SET EXERCISE: Word for word, give the material below again, minus any images.

########################################

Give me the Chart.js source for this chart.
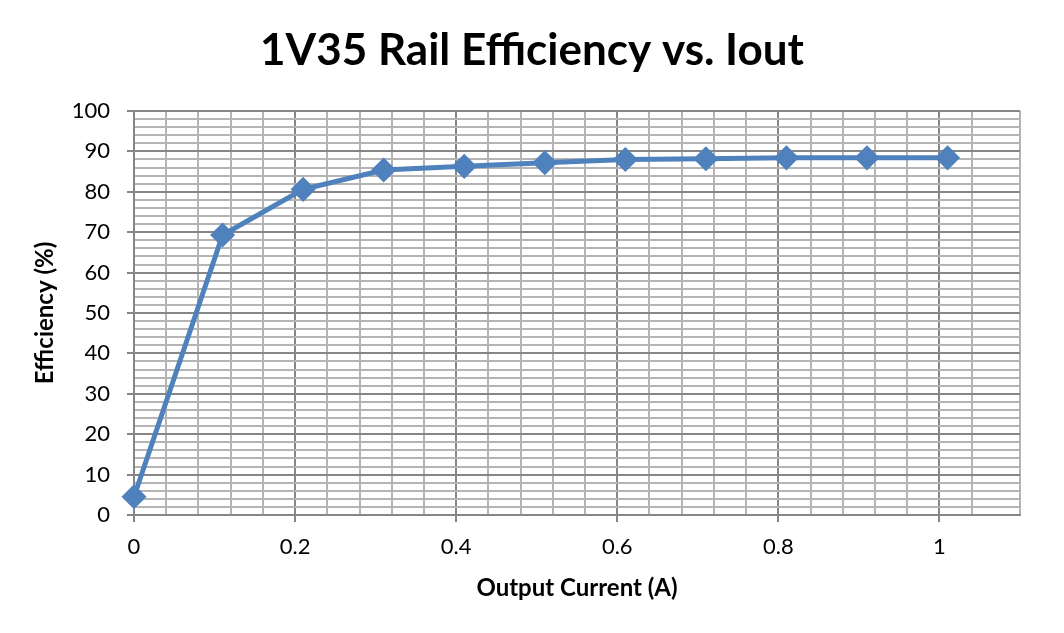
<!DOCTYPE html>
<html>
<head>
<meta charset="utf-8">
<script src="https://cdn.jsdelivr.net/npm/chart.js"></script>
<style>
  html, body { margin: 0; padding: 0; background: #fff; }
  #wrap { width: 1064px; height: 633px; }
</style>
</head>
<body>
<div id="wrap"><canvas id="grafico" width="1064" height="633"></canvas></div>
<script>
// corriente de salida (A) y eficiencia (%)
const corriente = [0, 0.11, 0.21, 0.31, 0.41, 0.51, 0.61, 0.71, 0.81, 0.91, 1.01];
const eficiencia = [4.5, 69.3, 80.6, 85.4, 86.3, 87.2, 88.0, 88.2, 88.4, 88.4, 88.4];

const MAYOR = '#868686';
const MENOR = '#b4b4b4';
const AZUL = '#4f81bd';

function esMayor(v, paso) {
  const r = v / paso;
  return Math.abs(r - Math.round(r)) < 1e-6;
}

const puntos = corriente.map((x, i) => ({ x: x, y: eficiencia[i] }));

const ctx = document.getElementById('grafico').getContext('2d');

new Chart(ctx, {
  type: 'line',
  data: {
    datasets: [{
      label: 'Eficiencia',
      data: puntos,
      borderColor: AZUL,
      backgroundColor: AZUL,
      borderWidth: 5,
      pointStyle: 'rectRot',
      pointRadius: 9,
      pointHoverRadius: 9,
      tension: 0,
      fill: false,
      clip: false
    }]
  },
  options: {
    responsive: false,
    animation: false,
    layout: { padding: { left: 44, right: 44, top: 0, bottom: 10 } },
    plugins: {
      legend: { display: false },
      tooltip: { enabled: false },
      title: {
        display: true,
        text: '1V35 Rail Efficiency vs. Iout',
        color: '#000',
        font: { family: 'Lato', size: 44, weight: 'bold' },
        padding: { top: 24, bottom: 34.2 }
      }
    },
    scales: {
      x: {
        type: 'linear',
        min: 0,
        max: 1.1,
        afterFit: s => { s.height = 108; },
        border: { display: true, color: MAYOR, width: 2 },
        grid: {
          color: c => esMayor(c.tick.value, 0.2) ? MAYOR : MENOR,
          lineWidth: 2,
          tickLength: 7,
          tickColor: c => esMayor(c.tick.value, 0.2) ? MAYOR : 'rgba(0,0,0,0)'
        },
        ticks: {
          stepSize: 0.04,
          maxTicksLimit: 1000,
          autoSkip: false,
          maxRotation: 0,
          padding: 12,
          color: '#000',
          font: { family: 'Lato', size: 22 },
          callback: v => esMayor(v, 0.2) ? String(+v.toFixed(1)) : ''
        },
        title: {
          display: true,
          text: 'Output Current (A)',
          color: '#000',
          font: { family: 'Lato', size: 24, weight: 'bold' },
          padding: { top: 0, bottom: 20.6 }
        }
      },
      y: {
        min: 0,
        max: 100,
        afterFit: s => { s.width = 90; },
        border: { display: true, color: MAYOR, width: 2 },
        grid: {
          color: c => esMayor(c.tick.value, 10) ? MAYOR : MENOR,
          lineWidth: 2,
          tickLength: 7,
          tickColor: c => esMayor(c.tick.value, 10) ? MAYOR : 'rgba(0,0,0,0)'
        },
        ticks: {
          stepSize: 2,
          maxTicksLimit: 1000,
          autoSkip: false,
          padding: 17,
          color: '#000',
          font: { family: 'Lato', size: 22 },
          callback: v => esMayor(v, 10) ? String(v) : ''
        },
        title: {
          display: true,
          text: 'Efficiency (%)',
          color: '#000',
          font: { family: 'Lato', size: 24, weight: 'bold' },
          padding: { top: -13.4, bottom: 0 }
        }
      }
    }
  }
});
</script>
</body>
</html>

########################################

RESULT FOR THIS EXERCISE:
Give me the Chart.js source for this chart.
<!DOCTYPE html>
<html>
<head>
<meta charset="utf-8">
<script src="https://cdn.jsdelivr.net/npm/chart.js"></script>
<style>
  html, body { margin: 0; padding: 0; background: #fff; }
  #wrap { width: 1064px; height: 633px; }
</style>
</head>
<body>
<div id="wrap"><canvas id="grafico" width="1064" height="633"></canvas></div>
<script>
// corriente de salida (A) y eficiencia (%)
const corriente = [0, 0.11, 0.21, 0.31, 0.41, 0.51, 0.61, 0.71, 0.81, 0.91, 1.01];
const eficiencia = [4.5, 69.3, 80.6, 85.4, 86.3, 87.2, 88.0, 88.2, 88.4, 88.4, 88.4];

const MAYOR = '#868686';
const MENOR = '#b4b4b4';
const AZUL = '#4f81bd';

function esMayor(v, paso) {
  const r = v / paso;
  return Math.abs(r - Math.round(r)) < 1e-6;
}

const puntos = corriente.map((x, i) => ({ x: x, y: eficiencia[i] }));

const ctx = document.getElementById('grafico').getContext('2d');

new Chart(ctx, {
  type: 'line',
  data: {
    datasets: [{
      label: 'Eficiencia',
      data: puntos,
      borderColor: AZUL,
      backgroundColor: AZUL,
      borderWidth: 5,
      pointStyle: 'rectRot',
      pointRadius: 9,
      pointHoverRadius: 9,
      tension: 0,
      fill: false,
      clip: false
    }]
  },
  options: {
    responsive: false,
    animation: false,
    layout: { padding: { left: 44, right: 44, top: 0, bottom: 10 } },
    plugins: {
      legend: { display: false },
      tooltip: { enabled: false },
      title: {
        display: true,
        text: '1V35 Rail Efficiency vs. Iout',
        color: '#000',
        font: { family: 'Lato', size: 44, weight: 'bold' },
        padding: { top: 24, bottom: 34.2 }
      }
    },
    scales: {
      x: {
        type: 'linear',
        min: 0,
        max: 1.1,
        afterFit: s => { s.height = 108; },
        border: { display: true, color: MAYOR, width: 2 },
        grid: {
          color: c => esMayor(c.tick.value, 0.2) ? MAYOR : MENOR,
          lineWidth: 2,
          tickLength: 7,
          tickColor: c => esMayor(c.tick.value, 0.2) ? MAYOR : 'rgba(0,0,0,0)'
        },
        ticks: {
          stepSize: 0.04,
          maxTicksLimit: 1000,
          autoSkip: false,
          maxRotation: 0,
          padding: 12,
          color: '#000',
          font: { family: 'Lato', size: 22 },
          callback: v => esMayor(v, 0.2) ? String(+v.toFixed(1)) : ''
        },
        title: {
          display: true,
          text: 'Output Current (A)',
          color: '#000',
          font: { family: 'Lato', size: 24, weight: 'bold' },
          padding: { top: 0, bottom: 20.6 }
        }
      },
      y: {
        min: 0,
        max: 100,
        afterFit: s => { s.width = 90; },
        border: { display: true, color: MAYOR, width: 2 },
        grid: {
          color: c => esMayor(c.tick.value, 10) ? MAYOR : MENOR,
          lineWidth: 2,
          tickLength: 7,
          tickColor: c => esMayor(c.tick.value, 10) ? MAYOR : 'rgba(0,0,0,0)'
        },
        ticks: {
          stepSize: 2,
          maxTicksLimit: 1000,
          autoSkip: false,
          padding: 17,
          color: '#000',
          font: { family: 'Lato', size: 22 },
          callback: v => esMayor(v, 10) ? String(v) : ''
        },
        title: {
          display: true,
          text: 'Efficiency (%)',
          color: '#000',
          font: { family: 'Lato', size: 24, weight: 'bold' },
          padding: { top: -13.4, bottom: 0 }
        }
      }
    }
  }
});
</script>
</body>
</html>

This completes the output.